Task details: Leaving out every picture, copy the lines of the data exactly, from the first through the line containing "0.945, 0.934, 0.922]".

Supplied material:
---
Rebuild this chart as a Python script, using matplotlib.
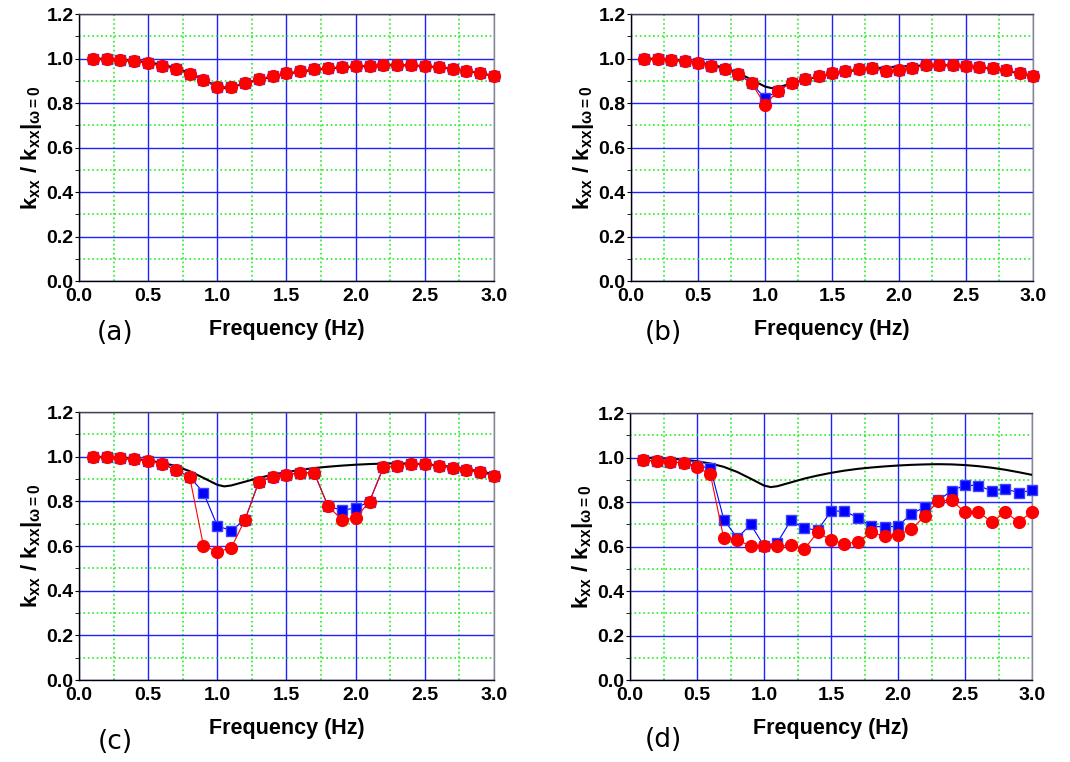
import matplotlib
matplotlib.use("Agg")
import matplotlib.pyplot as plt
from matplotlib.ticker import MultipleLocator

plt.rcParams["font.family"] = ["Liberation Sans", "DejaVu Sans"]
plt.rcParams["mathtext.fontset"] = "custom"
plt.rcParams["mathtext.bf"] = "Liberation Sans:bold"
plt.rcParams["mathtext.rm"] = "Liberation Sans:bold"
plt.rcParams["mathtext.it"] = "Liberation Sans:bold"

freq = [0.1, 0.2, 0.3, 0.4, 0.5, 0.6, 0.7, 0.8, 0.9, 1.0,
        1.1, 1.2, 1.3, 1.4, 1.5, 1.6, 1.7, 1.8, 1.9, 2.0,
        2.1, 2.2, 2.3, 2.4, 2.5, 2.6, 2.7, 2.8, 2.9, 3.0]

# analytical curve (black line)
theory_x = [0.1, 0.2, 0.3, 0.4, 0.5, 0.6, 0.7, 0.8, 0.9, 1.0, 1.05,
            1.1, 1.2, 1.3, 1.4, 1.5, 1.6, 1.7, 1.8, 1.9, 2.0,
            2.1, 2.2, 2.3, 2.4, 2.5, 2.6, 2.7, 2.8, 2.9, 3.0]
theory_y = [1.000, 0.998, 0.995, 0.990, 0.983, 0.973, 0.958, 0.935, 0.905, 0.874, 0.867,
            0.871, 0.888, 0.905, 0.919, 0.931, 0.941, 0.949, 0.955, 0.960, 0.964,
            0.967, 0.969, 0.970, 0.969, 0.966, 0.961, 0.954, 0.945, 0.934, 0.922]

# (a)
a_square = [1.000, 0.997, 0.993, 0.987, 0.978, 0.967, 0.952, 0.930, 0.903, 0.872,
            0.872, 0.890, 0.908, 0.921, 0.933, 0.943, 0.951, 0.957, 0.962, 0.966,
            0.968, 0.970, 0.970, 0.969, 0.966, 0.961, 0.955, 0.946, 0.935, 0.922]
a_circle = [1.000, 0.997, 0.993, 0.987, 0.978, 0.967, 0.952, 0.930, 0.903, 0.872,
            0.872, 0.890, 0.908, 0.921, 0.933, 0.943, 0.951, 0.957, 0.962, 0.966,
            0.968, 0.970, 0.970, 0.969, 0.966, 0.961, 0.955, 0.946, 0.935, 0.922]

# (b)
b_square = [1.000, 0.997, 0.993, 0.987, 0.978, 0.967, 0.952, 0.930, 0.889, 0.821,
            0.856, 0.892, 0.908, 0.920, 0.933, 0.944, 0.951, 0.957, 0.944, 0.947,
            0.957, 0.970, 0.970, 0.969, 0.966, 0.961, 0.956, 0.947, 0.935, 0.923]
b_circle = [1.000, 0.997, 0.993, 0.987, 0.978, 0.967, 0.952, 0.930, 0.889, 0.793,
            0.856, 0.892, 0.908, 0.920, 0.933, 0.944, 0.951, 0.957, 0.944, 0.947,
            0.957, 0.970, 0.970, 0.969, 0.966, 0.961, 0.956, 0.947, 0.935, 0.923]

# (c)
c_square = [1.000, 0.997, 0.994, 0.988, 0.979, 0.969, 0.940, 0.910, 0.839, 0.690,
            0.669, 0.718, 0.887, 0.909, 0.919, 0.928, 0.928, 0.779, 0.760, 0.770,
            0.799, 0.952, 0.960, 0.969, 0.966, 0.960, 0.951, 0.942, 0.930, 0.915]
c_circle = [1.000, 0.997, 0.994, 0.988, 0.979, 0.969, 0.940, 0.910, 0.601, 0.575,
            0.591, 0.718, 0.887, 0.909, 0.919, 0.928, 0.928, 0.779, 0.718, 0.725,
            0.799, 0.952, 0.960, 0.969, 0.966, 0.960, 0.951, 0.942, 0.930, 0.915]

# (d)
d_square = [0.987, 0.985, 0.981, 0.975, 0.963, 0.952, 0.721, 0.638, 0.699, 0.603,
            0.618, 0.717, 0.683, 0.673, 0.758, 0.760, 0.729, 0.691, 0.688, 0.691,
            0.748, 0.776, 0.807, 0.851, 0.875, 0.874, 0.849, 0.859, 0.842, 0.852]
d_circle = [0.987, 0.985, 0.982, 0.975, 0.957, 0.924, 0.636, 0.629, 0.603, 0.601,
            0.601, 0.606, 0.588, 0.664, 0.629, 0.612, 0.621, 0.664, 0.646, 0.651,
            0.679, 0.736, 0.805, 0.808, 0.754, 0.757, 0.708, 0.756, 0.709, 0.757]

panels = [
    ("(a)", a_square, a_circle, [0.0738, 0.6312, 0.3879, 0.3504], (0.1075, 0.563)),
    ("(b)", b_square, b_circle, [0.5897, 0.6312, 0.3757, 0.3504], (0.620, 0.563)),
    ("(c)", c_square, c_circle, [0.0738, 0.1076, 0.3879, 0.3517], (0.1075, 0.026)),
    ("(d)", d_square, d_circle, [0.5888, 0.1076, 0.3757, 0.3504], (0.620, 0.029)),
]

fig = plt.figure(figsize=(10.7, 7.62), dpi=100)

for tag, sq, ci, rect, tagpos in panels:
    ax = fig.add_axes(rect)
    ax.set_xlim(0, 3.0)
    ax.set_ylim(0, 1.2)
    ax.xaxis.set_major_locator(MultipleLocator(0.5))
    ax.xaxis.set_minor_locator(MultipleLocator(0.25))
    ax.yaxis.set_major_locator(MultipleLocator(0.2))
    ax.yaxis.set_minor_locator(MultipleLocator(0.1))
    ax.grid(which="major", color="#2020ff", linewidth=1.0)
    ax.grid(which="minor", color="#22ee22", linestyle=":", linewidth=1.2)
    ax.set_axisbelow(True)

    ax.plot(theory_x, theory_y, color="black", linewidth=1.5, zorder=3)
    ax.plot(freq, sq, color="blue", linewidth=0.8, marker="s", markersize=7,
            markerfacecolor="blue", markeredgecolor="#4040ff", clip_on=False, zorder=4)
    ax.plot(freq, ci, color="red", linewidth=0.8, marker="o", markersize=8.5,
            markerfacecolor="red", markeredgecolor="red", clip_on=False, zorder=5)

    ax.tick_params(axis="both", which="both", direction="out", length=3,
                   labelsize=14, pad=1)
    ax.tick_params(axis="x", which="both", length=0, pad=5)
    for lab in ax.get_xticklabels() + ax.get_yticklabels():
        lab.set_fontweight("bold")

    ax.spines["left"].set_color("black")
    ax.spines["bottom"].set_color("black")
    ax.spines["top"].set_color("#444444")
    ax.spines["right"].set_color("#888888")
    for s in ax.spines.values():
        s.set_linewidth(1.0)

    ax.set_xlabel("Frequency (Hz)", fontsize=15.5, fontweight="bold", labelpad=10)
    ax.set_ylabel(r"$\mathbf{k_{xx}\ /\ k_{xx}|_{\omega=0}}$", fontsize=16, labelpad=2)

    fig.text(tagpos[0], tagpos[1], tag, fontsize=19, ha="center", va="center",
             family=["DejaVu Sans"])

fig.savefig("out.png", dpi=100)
---
Written solution:
Rebuild this chart as a Python script, using matplotlib.
import matplotlib
matplotlib.use("Agg")
import matplotlib.pyplot as plt
from matplotlib.ticker import MultipleLocator

plt.rcParams["font.family"] = ["Liberation Sans", "DejaVu Sans"]
plt.rcParams["mathtext.fontset"] = "custom"
plt.rcParams["mathtext.bf"] = "Liberation Sans:bold"
plt.rcParams["mathtext.rm"] = "Liberation Sans:bold"
plt.rcParams["mathtext.it"] = "Liberation Sans:bold"

freq = [0.1, 0.2, 0.3, 0.4, 0.5, 0.6, 0.7, 0.8, 0.9, 1.0,
        1.1, 1.2, 1.3, 1.4, 1.5, 1.6, 1.7, 1.8, 1.9, 2.0,
        2.1, 2.2, 2.3, 2.4, 2.5, 2.6, 2.7, 2.8, 2.9, 3.0]

# analytical curve (black line)
theory_x = [0.1, 0.2, 0.3, 0.4, 0.5, 0.6, 0.7, 0.8, 0.9, 1.0, 1.05,
            1.1, 1.2, 1.3, 1.4, 1.5, 1.6, 1.7, 1.8, 1.9, 2.0,
            2.1, 2.2, 2.3, 2.4, 2.5, 2.6, 2.7, 2.8, 2.9, 3.0]
theory_y = [1.000, 0.998, 0.995, 0.990, 0.983, 0.973, 0.958, 0.935, 0.905, 0.874, 0.867,
            0.871, 0.888, 0.905, 0.919, 0.931, 0.941, 0.949, 0.955, 0.960, 0.964,
            0.967, 0.969, 0.970, 0.969, 0.966, 0.961, 0.954, 0.945, 0.934, 0.922]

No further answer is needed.